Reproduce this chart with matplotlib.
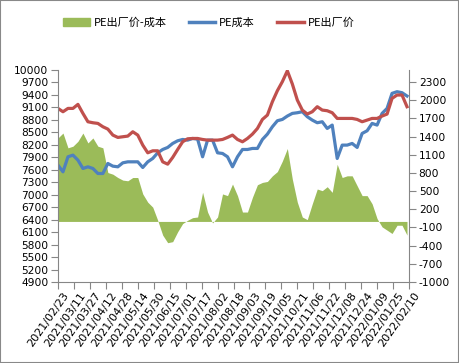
import matplotlib
matplotlib.use("Agg")
import matplotlib.pyplot as plt
import matplotlib.dates as mdates
from matplotlib.lines import Line2D
from matplotlib.patches import Patch, Rectangle
from matplotlib.transforms import ScaledTranslation
import pandas as pd

plt.rcParams['axes.unicode_minus'] = False
plt.rcParams['font.family'] = ['DejaVu Sans']

# data, every 5 days from 2021/02/23
dates = pd.date_range("2021-02-23", periods=71, freq="5D")

price = [9076, 8996, 9076, 9076, 9173, 8956, 8755, 8731, 8715, 8635,
         8578, 8434, 8378, 8394, 8410, 8514, 8434, 8193, 8008, 8056,
         8056, 7791, 7735, 7896, 8088, 8273, 8345, 8353, 8353, 8329,
         8313, 8313, 8313, 8329, 8378, 8434, 8329, 8273, 8353, 8458,
         8594, 8811, 8916, 9237, 9502, 9719, 9980, 9663, 9277, 9036,
         8940, 8996, 9117, 9036, 9020, 8972, 8835, 8835, 8835, 8835,
         8811, 8755, 8795, 8835, 8835, 8892, 8940, 9317, 9398, 9398,
         9117]

cost = [7711, 7550, 7912, 7952, 7831, 7631, 7671, 7631, 7510, 7510,
        7751, 7687, 7671, 7767, 7791, 7791, 7791, 7655, 7791, 7872,
        8008, 8088, 8137, 8233, 8297, 8329, 8313, 8353, 8337, 7912,
        8313, 8313, 8008, 7992, 7912, 7671, 7912, 8088, 8088, 8113,
        8113, 8329, 8458, 8635, 8779, 8811, 8892, 8956, 8972, 8996,
        8876, 8795, 8731, 8755, 8594, 8675, 7872, 8193, 8193, 8233,
        8137, 8474, 8538, 8715, 8675, 8956, 9076, 9438, 9478, 9454,
        9374]

spread = [1378, 1459, 1215, 1242, 1323, 1459, 1296, 1378, 1242, 1215,
          807, 780, 725, 682, 671, 725, 725, 454, 318, 236,
          19, -226, -351, -334, -171, -35, 19, 62, 73, 482,
          155, -25, 73, 454, 426, 617, 426, 155, 155, 399,
          606, 644, 660, 753, 823, 997, 1204, 698, 318, 73,
          30, 291, 535, 508, 573, 480, 943, 725, 753, 753,
          589, 426, 426, 291, 46, -90, -144, -199, -63, -63,
          -226]

tick_dates = pd.date_range("2021-02-23", "2022-02-10", freq="16D")
left_ticks = list(range(4900, 10001, 300))
right_ticks = list(range(-1000, 2301, 300))

green = '#9BBB59'
blue = '#4F81BD'
red = '#C0504D'
grey = '#868686'

fig = plt.figure(figsize=(4.59, 3.63), dpi=100)
ax = fig.add_axes([58 / 459, 1 - 282 / 363, (409 - 58) / 459, (282 - 70) / 363])
ax2 = ax.twinx()
ax.set_zorder(ax2.get_zorder() + 1)
ax.patch.set_visible(False)

ax2.fill_between(dates, 0, spread, color=green, linewidth=0)
ax.plot(dates, cost, color=blue, lw=2.3, solid_joinstyle='round')
ax.plot(dates, price, color=red, lw=2.3, solid_joinstyle='round')

ax.set_xlim(tick_dates[0], tick_dates[-1])
ax.set_ylim(4900, 10000)
ax.set_yticks(left_ticks)
ax2.set_ylim(-1000, 2500)
ax2.set_yticks(right_ticks)

ax.set_xticks(tick_dates)
ax.xaxis.set_major_formatter(mdates.DateFormatter('%Y/%m/%d'))

for s in ['top', 'right']:
    ax.spines[s].set_visible(False)
for s in ['top', 'left', 'bottom']:
    ax2.spines[s].set_visible(False)
ax.spines['left'].set_color(grey)
ax.spines['bottom'].set_color(grey)
ax2.spines['right'].set_color(grey)

ax.tick_params(axis='y', length=5, width=0.8, color=grey, pad=2, labelsize=7.7)
ax2.tick_params(axis='y', length=5, width=0.8, color=grey, pad=2, labelsize=7.7)
ax.tick_params(axis='x', length=5, width=0.8, color=grey, pad=3, labelsize=8)

offset = ScaledTranslation(0.09, 0, fig.dpi_scale_trans)
for lab in ax.get_xticklabels():
    lab.set_rotation(55)
    lab.set_ha('right')
    lab.set_va('center')
    lab.set_rotation_mode('anchor')
    lab.set_transform(lab.get_transform() + offset)

handles = [Patch(color=green), Line2D([], [], color=blue, lw=2.5),
           Line2D([], [], color=red, lw=2.5)]
fig.legend(handles, ['PE出厂价-成本', 'PE成本', 'PE出厂价'], ncol=3,
           loc='center', bbox_to_anchor=(0.455, 0.937), frameon=False,
           handlelength=2.4, handletextpad=0.35, columnspacing=2.0,
           prop={'family': ['Noto Sans CJK SC', 'DejaVu Sans'], 'size': 8})

fig.patches.append(Rectangle((0, 0), 1, 1, transform=fig.transFigure,
                             fill=False, edgecolor='#898989', linewidth=1.5))

fig.savefig('out.png', dpi=100)
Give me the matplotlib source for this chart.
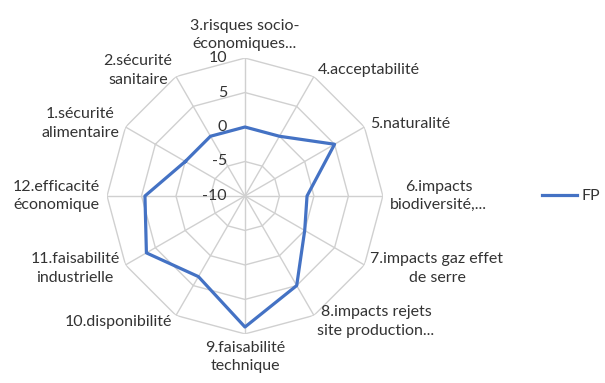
import numpy as np
import matplotlib
matplotlib.use('Agg')
import matplotlib.pyplot as plt
from matplotlib.transforms import offset_copy

########################################################################
# data

categories = ['1.sécurité\nalimentaire', '2.sécurité\nsanitaire',
              '3.risques socio-\néconomiques...', '4.acceptabilité',
              '5.naturalité', '6.impacts\nbiodiversité,...',
              '7.impacts gaz effet\nde serre', '8.impacts rejets\nsite production...',
              '9.faisabilité\ntechnique', '10.disponibilité',
              '11.faisabilité\nindustrielle', '12.efficacité\néconomique']
fp_values = [0, 0, 0, 0, 5, -1, 0, 5, 9, 3.5, 6.5, 4.5]
r_ticks = [-10, -5, 0, 5, 10]
series_name = 'FP'

########################################################################

plt.rcParams['font.family'] = ['Lato', 'DejaVu Sans']
txt_color = '#333333'
grid_color = '#d0d0d0'
fs = 11.5

n = len(categories)
# category 3 at the top, going clockwise
theta = np.radians((np.arange(n) - 2) * 30.0)
theta_c = np.append(theta, theta[0])

fig = plt.figure(figsize=(6.05, 3.83), dpi=100)
ax = fig.add_axes([0.1769, 0.128, 0.456, 0.7206], projection='polar')
ax.set_theta_offset(np.pi / 2)
ax.set_theta_direction(-1)
ax.set_ylim(-10, 10)
ax.grid(False)
ax.spines['polar'].set_visible(False)
ax.set_xticks([])
ax.set_yticks([])
ax.patch.set_alpha(0)

# polygon grid
for v in r_ticks[1:]:
    ax.plot(theta_c, [v] * (n + 1), color=grid_color, lw=1.0, zorder=1)
for t in theta:
    ax.plot([t, t], [-10, 10], color=grid_color, lw=1.0, zorder=1)

# series
vals_c = np.append(fp_values, fp_values[0])
ax.plot(theta_c, vals_c, color='#4472C4', lw=2.3, label=series_name, zorder=3)

# radial tick labels
tr = offset_copy(ax.transData, fig=fig, x=-18, y=0, units='dots')
for v in r_ticks:
    ax.text(0, v, str(v), transform=tr, ha='right', va='center',
            fontsize=fs, color=txt_color)

# category labels
for t, lab in zip(theta, categories):
    ang = (t + 2 * np.pi) % (2 * np.pi)
    sx, sy = np.sin(ang), np.cos(ang)
    if sx > 0.1:
        ha = 'left'
    elif sx < -0.1:
        ha = 'right'
    else:
        ha = 'center'
    if sy > 0.9:
        va = 'bottom'
    elif sy < -0.9:
        va = 'top'
    else:
        va = 'center'
    trl = offset_copy(ax.transData, fig=fig, x=7 * sx, y=7 * sy, units='dots')
    ax.text(t, 10, lab, transform=trl, ha=ha, va=va, multialignment='center',
            fontsize=fs, color=txt_color, linespacing=1.4, clip_on=False)

fig.legend(loc='center left', bbox_to_anchor=(542 / 605, 0.488), frameon=False,
           borderaxespad=0, borderpad=0, fontsize=fs, handlelength=2.2,
           handletextpad=0.3, labelcolor=txt_color)

fig.savefig('out.png', dpi=100)
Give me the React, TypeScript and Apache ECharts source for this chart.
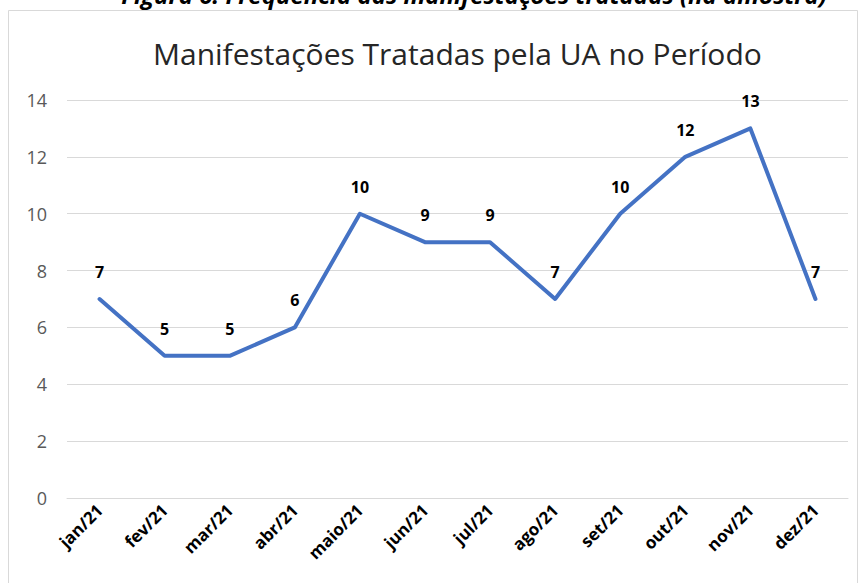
import React, { useEffect, useRef } from "react";
import * as echarts from "echarts";

const categories = ["jan/21", "fev/21", "mar/21", "abr/21", "maio/21", "jun/21", "jul/21", "ago/21", "set/21", "out/21", "nov/21", "dez/21"];
const values = [7, 5, 5, 6, 10, 9, 9, 7, 10, 12, 13, 7];
const titleText = "Manifestações Tratadas pela UA no Período";
const captionText = "Figura 6: Frequência das manifestações tratadas (na amostra)";

export default function App() {
  const ref = useRef<HTMLDivElement>(null);
  useEffect(() => {
    const chart = echarts.init(ref.current!, null, { renderer: "svg" });
    chart.setOption({
      animation: false,
      backgroundColor: "#ffffff",
      graphic: [
        {
          type: "rect",
          shape: { x: 8.5, y: 10.5, width: 849, height: 600 },
          style: { fill: "none", stroke: "#d9d9d9", lineWidth: 1 },
          silent: true,
        },
        {
          type: "text",
          x: 474,
          y: 6,
          style: {
            text: captionText,
            font: "italic bold 24px 'Open Sans'",
            fill: "#000000",
            textAlign: "center",
            textVerticalAlign: "bottom",
          },
        },
      ],
      title: {
        text: titleText,
        left: 148,
        top: 33,
        textStyle: { fontFamily: "'Open Sans'", fontSize: 30, fontWeight: "normal", color: "#262626" },
      },
      grid: { left: 67, right: 12, top: 100, bottom: 85, containLabel: false },
      xAxis: {
        type: "category",
        data: categories,
        boundaryGap: true,
        axisLine: { show: true, lineStyle: { color: "#d9d9d9", width: 1 } },
        axisTick: { show: false },
        axisLabel: {
          rotate: 45,
          interval: 0,
          margin: 9,
          fontFamily: "'Open Sans'",
          fontWeight: "bold",
          fontSize: 17,
          color: "#000000",
        },
      },
      yAxis: {
        type: "value",
        min: 0,
        max: 14,
        interval: 2,
        axisLine: { show: false },
        axisTick: { show: false },
        splitLine: { lineStyle: { color: "#d9d9d9", width: 1 } },
        axisLabel: { fontFamily: "'Open Sans'", fontSize: 18, color: "#595959", margin: 20 },
      },
      series: [
        {
          type: "line",
          data: values,
          symbol: "circle",
          symbolSize: 0,
          showSymbol: true,
          itemStyle: { color: "#4472C4" },
          lineStyle: { color: "#4472C4", width: 4, cap: "round", join: "round" },
          label: {
            show: true,
            position: "top",
            distance: 19,
            fontFamily: "'Open Sans'",
            fontWeight: "bold",
            fontSize: 16,
            color: "#000000",
          },
        },
      ],
    });
    return () => chart.dispose();
  }, []);
  return <div ref={ref} style={{ position: "fixed", left: 0, top: 0, width: 860, height: 583 }} />;
}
-=-=-=-=-
◆ EXERCISE AIM
Skip the pictures. Restate exactly the lines from the start of the entries through the line containing "plt.rcParams['font.family'] = ['DejaVu Sans']", both ends included.

◆ WORKED SOLUTION
Reproduce this chart with matplotlib.
import matplotlib
matplotlib.use("Agg")
import matplotlib.pyplot as plt
import matplotlib.dates as mdates
from matplotlib.lines import Line2D
from matplotlib.patches import Patch, Rectangle
from matplotlib.transforms import ScaledTranslation
import pandas as pd

plt.rcParams['axes.unicode_minus'] = False
plt.rcParams['font.family'] = ['DejaVu Sans']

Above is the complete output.